#### YOUR INSTRUCTIONS
Carry none of the pictures over; write out the complete data exactly.

#### COLLECTED DATA
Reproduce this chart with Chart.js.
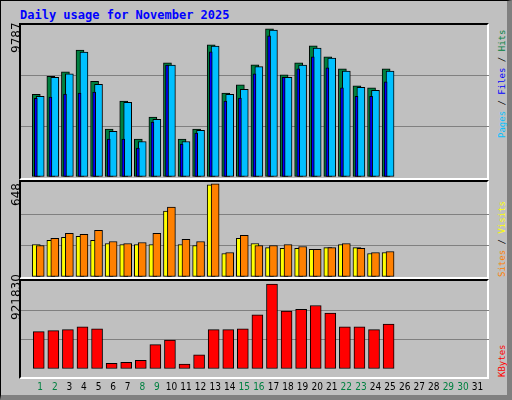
<!DOCTYPE html>
<html>
<head>
<meta charset="utf-8">
<script src="https://cdn.jsdelivr.net/npm/chart.js@4/dist/chart.umd.min.js"></script>
<style>
body { margin: 0; background: #fff; }
#box { position: absolute; left: 0; top: 0; width: 506px; height: 394px; background: #c0c0c0;
  border: 1px solid #000; border-right: 5px solid #808080; border-bottom: 5px solid #808080; }
.panel { position: absolute; left: 19px; width: 470px; border-top: 2px solid #000; border-left: 2px solid #000;
  border-right: 2px solid #fff; border-bottom: 2px solid #fff; box-sizing: border-box; }
canvas { position: absolute; }
.t { position: absolute; font: bold 12px "DejaVu Sans Mono", monospace; color: #0000ff; }
.rl { position: absolute; transform-origin: left top; transform: rotate(-90deg); white-space: nowrap;
  font: 12px "DejaVu Sans", sans-serif; color: #000; }
.rr { position: absolute; transform-origin: left top; transform: rotate(-90deg); white-space: nowrap;
  font: 9px "DejaVu Sans Mono", monospace; }
</style>
</head>
<body>
<div id="box"></div>
<div class="t" style="left:20px;top:8px">Daily usage for November 2025</div>
<div class="panel" style="top:23px;height:157px"></div>
<div class="panel" style="top:180px;height:99px"></div>
<div class="panel" style="top:279px;height:100px"></div>
<canvas id="c1" style="left:21px;top:25px" width="468" height="152"></canvas>
<canvas id="c2" style="left:21px;top:183px" width="468" height="94"></canvas>
<canvas id="c3" style="left:21px;top:281px" width="468" height="116"></canvas>
<div class="rl" style="left:9px;top:53px">9787</div>
<div class="rl" style="left:9px;top:206px">648</div>
<div class="rl" style="left:9px;top:320px">921830</div>
<div class="rr" style="left:497px;top:138px"><span style="color:#00c0ff">Pages</span> / <span style="color:#0000ff">Files</span> / <span style="color:#008040">Hits</span></div>
<div class="rr" style="left:497px;top:277px"><span style="color:#ff8000">Sites</span> / <span style="color:#ffff00">Visits</span></div>
<div class="rr" style="left:497px;top:377px"><span style="color:#ff0000">KBytes</span></div>
<script>
// valores
let dias = [1,2,3,4,5,6,7,8,9,10,11,12,13,14,15,16,17,18,19,20,21,22,23,24,25];
let hits = [5326,6490,6770,8170,6167,3083,4893,2437,3859,7350,2437,3083,8513,5411,5928,7221,9548,6574,7350,8449,7738,6962,5863,5734,6962];
let files = [5197,6425,6639,8041,5973,2935,4809,2288,3710,7201,2288,2999,8429,5326,5650,7110,9463,6425,7201,8300,7653,6813,5779,5585,6813];
let pages = [5068,5152,5346,5410,5475,2437,2437,1855,3536,7201,2114,2825,8061,4893,5087,6638,9095,6425,6962,7737,7026,5734,5197,5197,6121];
let sites = [224,252,273,280,252,231,224,224,224,454,224,217,636,162,266,231,203,197,197,190,203,224,203,162,169];
let visits = [217,266,301,294,322,245,231,238,301,482,259,245,643,169,287,217,217,224,210,190,203,231,197,169,176];
let kbytes = [392000,402000,412000,441000,421000,60000,70000,90000,256000,304000,51000,148000,412000,412000,421000,568000,890000,607000,626000,665000,587000,441000,441000,412000,470000];
let fimDeSemana = [1,2,8,9,15,16,22,23,29,30];

function pontos(vals, desloc) {
    return vals.map((v, i) => ({ x: dias[i] + desloc, y: v }));
}

function serie(vals, desloc, cor, larg, ordem) {
    return { data: pontos(vals, desloc), backgroundColor: cor, borderColor: "#000", borderWidth: 1,
        borderSkipped: false, barThickness: larg, grouped: false, order: ordem };
}

function config(datasets, max, mostrarX) {
    return {
        type: "bar",
        data: { datasets: datasets },
        options: {
            animation: false, responsive: false,
            layout: { padding: 0 },
            plugins: { legend: { display: false }, tooltip: { enabled: false } },
            scales: {
                x: {
                    type: "linear", min: 0.2, max: 31.27, display: mostrarX,
                    grid: { display: false }, border: { display: false },
                    afterBuildTicks: s => { s.ticks = []; for (let d = 1; d <= 31; d++) s.ticks.push({ value: d }); },
                    ticks: {
                        autoSkip: false, maxRotation: 0, padding: 4,
                        font: { family: "DejaVu Sans Condensed", size: 10 },
                        color: c => fimDeSemana.includes(c.tick.value) ? "#008040" : "#000"
                    }
                },
                y: {
                    min: 0, max: max,
                    afterBuildTicks: s => { s.ticks = [0, max / 3, 2 * max / 3, max].map(v => ({ value: v })); },
                    afterFit: s => { s.width = 0; },
                    ticks: { display: false },
                    border: { display: false },
                    grid: { drawTicks: false, lineWidth: 1,
                        color: c => (c.index === 1 || c.index === 2) ? "#808080" : "rgba(0,0,0,0)" }
                }
            }
        }
    };
}

new Chart(document.getElementById("c1"), config([
    serie(hits, -0.27, "#008040", 8, 3),
    serie(files, 0, "#00c0ff", 8, 2),
    serie(pages, -0.3, "#0000ff", 3, 1)
], 9787, false));

new Chart(document.getElementById("c2"), config([
    serie(sites, -0.27, "#ffff00", 8, 2),
    serie(visits, 0, "#ff8000", 8, 1)
], 648, false));

new Chart(document.getElementById("c3"), config([
    serie(kbytes, -0.1, "#ff0000", 11, 1)
], 921830, true));
</script>
</body>
</html>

#### ANSWER IN FULL
Reproduce this chart with Chart.js.
<!DOCTYPE html>
<html>
<head>
<meta charset="utf-8">
<script src="https://cdn.jsdelivr.net/npm/chart.js@4/dist/chart.umd.min.js"></script>
<style>
body { margin: 0; background: #fff; }
#box { position: absolute; left: 0; top: 0; width: 506px; height: 394px; background: #c0c0c0;
  border: 1px solid #000; border-right: 5px solid #808080; border-bottom: 5px solid #808080; }
.panel { position: absolute; left: 19px; width: 470px; border-top: 2px solid #000; border-left: 2px solid #000;
  border-right: 2px solid #fff; border-bottom: 2px solid #fff; box-sizing: border-box; }
canvas { position: absolute; }
.t { position: absolute; font: bold 12px "DejaVu Sans Mono", monospace; color: #0000ff; }
.rl { position: absolute; transform-origin: left top; transform: rotate(-90deg); white-space: nowrap;
  font: 12px "DejaVu Sans", sans-serif; color: #000; }
.rr { position: absolute; transform-origin: left top; transform: rotate(-90deg); white-space: nowrap;
  font: 9px "DejaVu Sans Mono", monospace; }
</style>
</head>
<body>
<div id="box"></div>
<div class="t" style="left:20px;top:8px">Daily usage for November 2025</div>
<div class="panel" style="top:23px;height:157px"></div>
<div class="panel" style="top:180px;height:99px"></div>
<div class="panel" style="top:279px;height:100px"></div>
<canvas id="c1" style="left:21px;top:25px" width="468" height="152"></canvas>
<canvas id="c2" style="left:21px;top:183px" width="468" height="94"></canvas>
<canvas id="c3" style="left:21px;top:281px" width="468" height="116"></canvas>
<div class="rl" style="left:9px;top:53px">9787</div>
<div class="rl" style="left:9px;top:206px">648</div>
<div class="rl" style="left:9px;top:320px">921830</div>
<div class="rr" style="left:497px;top:138px"><span style="color:#00c0ff">Pages</span> / <span style="color:#0000ff">Files</span> / <span style="color:#008040">Hits</span></div>
<div class="rr" style="left:497px;top:277px"><span style="color:#ff8000">Sites</span> / <span style="color:#ffff00">Visits</span></div>
<div class="rr" style="left:497px;top:377px"><span style="color:#ff0000">KBytes</span></div>
<script>
// valores
let dias = [1,2,3,4,5,6,7,8,9,10,11,12,13,14,15,16,17,18,19,20,21,22,23,24,25];
let hits = [5326,6490,6770,8170,6167,3083,4893,2437,3859,7350,2437,3083,8513,5411,5928,7221,9548,6574,7350,8449,7738,6962,5863,5734,6962];
let files = [5197,6425,6639,8041,5973,2935,4809,2288,3710,7201,2288,2999,8429,5326,5650,7110,9463,6425,7201,8300,7653,6813,5779,5585,6813];
let pages = [5068,5152,5346,5410,5475,2437,2437,1855,3536,7201,2114,2825,8061,4893,5087,6638,9095,6425,6962,7737,7026,5734,5197,5197,6121];
let sites = [224,252,273,280,252,231,224,224,224,454,224,217,636,162,266,231,203,197,197,190,203,224,203,162,169];
let visits = [217,266,301,294,322,245,231,238,301,482,259,245,643,169,287,217,217,224,210,190,203,231,197,169,176];
let kbytes = [392000,402000,412000,441000,421000,60000,70000,90000,256000,304000,51000,148000,412000,412000,421000,568000,890000,607000,626000,665000,587000,441000,441000,412000,470000];
let fimDeSemana = [1,2,8,9,15,16,22,23,29,30];

function pontos(vals, desloc) {
    return vals.map((v, i) => ({ x: dias[i] + desloc, y: v }));
}

function serie(vals, desloc, cor, larg, ordem) {
    return { data: pontos(vals, desloc), backgroundColor: cor, borderColor: "#000", borderWidth: 1,
        borderSkipped: false, barThickness: larg, grouped: false, order: ordem };
}

function config(datasets, max, mostrarX) {
    return {
        type: "bar",
        data: { datasets: datasets },
        options: {
            animation: false, responsive: false,
            layout: { padding: 0 },
            plugins: { legend: { display: false }, tooltip: { enabled: false } },
            scales: {
                x: {
                    type: "linear", min: 0.2, max: 31.27, display: mostrarX,
                    grid: { display: false }, border: { display: false },
                    afterBuildTicks: s => { s.ticks = []; for (let d = 1; d <= 31; d++) s.ticks.push({ value: d }); },
                    ticks: {
                        autoSkip: false, maxRotation: 0, padding: 4,
                        font: { family: "DejaVu Sans Condensed", size: 10 },
                        color: c => fimDeSemana.includes(c.tick.value) ? "#008040" : "#000"
                    }
                },
                y: {
                    min: 0, max: max,
                    afterBuildTicks: s => { s.ticks = [0, max / 3, 2 * max / 3, max].map(v => ({ value: v })); },
                    afterFit: s => { s.width = 0; },
                    ticks: { display: false },
                    border: { display: false },
                    grid: { drawTicks: false, lineWidth: 1,
                        color: c => (c.index === 1 || c.index === 2) ? "#808080" : "rgba(0,0,0,0)" }
                }
            }
        }
    };
}

new Chart(document.getElementById("c1"), config([
    serie(hits, -0.27, "#008040", 8, 3),
    serie(files, 0, "#00c0ff", 8, 2),
    serie(pages, -0.3, "#0000ff", 3, 1)
], 9787, false));

new Chart(document.getElementById("c2"), config([
    serie(sites, -0.27, "#ffff00", 8, 2),
    serie(visits, 0, "#ff8000", 8, 1)
], 648, false));

new Chart(document.getElementById("c3"), config([
    serie(kbytes, -0.1, "#ff0000", 11, 1)
], 921830, true));
</script>
</body>
</html>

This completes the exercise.